EDITORIAL: Are We Groping in the Dark?
President John Agyekum Kufuor yesterday held his third in the series of interactions with the Media at the Castle, Osu.
An issue The Chronicle had expected the President to touch on was the status of the thorny issue of Dagbon and, also, reasons for the delay in the passage of the Disability Bill into law.
Considering his obvious delight at the inspirational feat of Emmanuel Ofosu Yeboah, the President, announcing to Ghanaians that the Bill would be made law soonest, would have been a laudable response.
The President, however, touched on some very important issues of national concern.
One issue raised by him that should raise concern to everybody is the state of the Statistical Service. The gravity of the situation was best demonstrated by the President's assertion that a per capita income of US$600 he said we are enjoying currently was a figure confirmed by the World Bank and the Ministry of Finance!
We believe, as we had previously argued, that there is no meaningful planning we can embark upon as a nation, if we do not have our fingers on accurate data.
After all, it is only with data that we can know where we are, and subsequently measure as we trot along, to know whether we are progressing or retrogressing and at what pace.
There have been times that data churned out by different institutions showed variations and were at times disputed by some government officials. It is not very strange to have these figures, since there is always the opportunity to reconcile them.
Since the Statistical Service has a longer standing reputation here in the area of data gathering than the IMF and the World Bank, it sounds a little strange that we find them unreliable to provide us with some of our all important national statistic like a per capita income.

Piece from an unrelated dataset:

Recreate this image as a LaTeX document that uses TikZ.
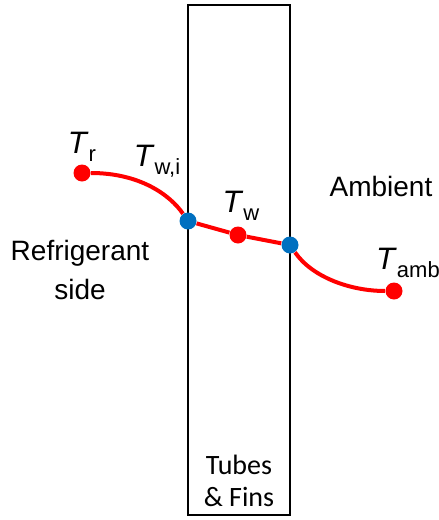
\documentclass[tikz,border=0pt]{standalone}
\usepackage{fontspec}
\setmainfont{Liberation Sans}
\newfontfamily\calfont{Carlito}
\usepackage{xcolor}
\usepackage{tikz}
\usetikzlibrary{positioning}
\definecolor{tempRed}{HTML}{FF0000}
\definecolor{wallBlue}{HTML}{0070C0}
\newcommand{\tsym}[1]{{\fontsize{15.5}{18}\selectfont\textit{T}}\raisebox{-0.55ex}{\fontsize{11}{12}\selectfont #1}}

\begin{document}
\begin{tikzpicture}[
  x=0.5pt, y=-0.5pt,
  every node/.style={font=\fontsize{14}{19.5}\selectfont},
  tdot/.style={circle, fill=tempRed, inner sep=0pt, minimum size=8.5pt},
  wdot/.style={tdot, fill=wallBlue},
  tline/.style={draw=tempRed, line width=2pt}
]
\useasboundingbox (0,0) rectangle (439,520);

% wall
\draw[line width=1pt] (188,5) rectangle (290,515);

% temperature points
\node[tdot] (tr)   at (82,173)  {};
\node[wdot] (twi)  at (188,221) {};
\node[tdot] (tw)   at (238,235) {};
\node[wdot] (two)  at (290,245) {};
\node[tdot] (tamb) at (394,291) {};

% profile
\draw[tline] (tr) .. controls (140,173) and (170,195) .. (twi);
\draw[tline] (twi) -- (tw);
\draw[tline] (tw) -- (two);
\draw[tline] (two) .. controls (312,277) and (350,291) .. (tamb);

% labels
\node (ltr)   at (82,147)  {\tsym{r}};
\node (ltwi)  at (157,161) {\tsym{w,i}};
\node (ltw)   at (241,206) {\tsym{w}};
\node (ltamb) at (408,263) {\tsym{amb}};
\node (amb)   at (381,186) {Ambient};
\node[align=center] (refr) at (80,270) {Refrigerant\\side};
\node[align=center, font=\calfont\fontsize{14}{16}\selectfont] (wall) at (239,481) {Tubes\\\&~Fins};
\end{tikzpicture}
\end{document}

Considering the importance of data in any developmental venture, and knowing the state of the state statistical institution, we shall appeal to the government to take immediate steps to resource it, to enable it do for the country, what it was established to do.
In some countries, the only installations where one finds a visible presence of military personnel is their data centers. That underscores the importance attached to data.
Considering that we have a national identification project in the pipeline and also a national health insurance policy already being implemented, it is incumbent on us to prepare the Statistical Service to be the source of reliable national data.
In the area of data collection, analysis and interpretation, historical and cultural factors play very significant roles. It is therefore important that we retool our statistical agency, especially as we have in the past relied on their expertise to measure our performance in several areas.
A major constraint facing a lot of our state institutions is the poor conditions of service that make them unattractive to the very competent, who do not come cheap.
It is important that we identify our national priorities, which undoubtedly should include co-ordinating the activities of institutions like the Statistical Service, Institute of Statistical Social and Economic Research (ISSER) of the University of Ghana, Legon, as well as the Centre for Policy Analysis (CEPA) and other such institutions of international repute that engage in research.
It is only through an integrated data collection and processing that we can eventually, meaningfully measure our true state.
This is important because our experiences with the Bretton Woods Institutions have shown that their pronouncements cannot be too reliable at times.
They have many-a-time given our governments all the thumbs-up for being on track, to get them implement policies, only to turn round and blame them when the overall results turned sour!
Without reliable data on our health, education, unemployment and living standards, there can be no way to appreciate the dimension of the challenges at hand, let alone how much resources are needed to combat them.
Failure to appreciate this would leave us groping in the dark and we may end up moving, but perhaps in the opposite direction!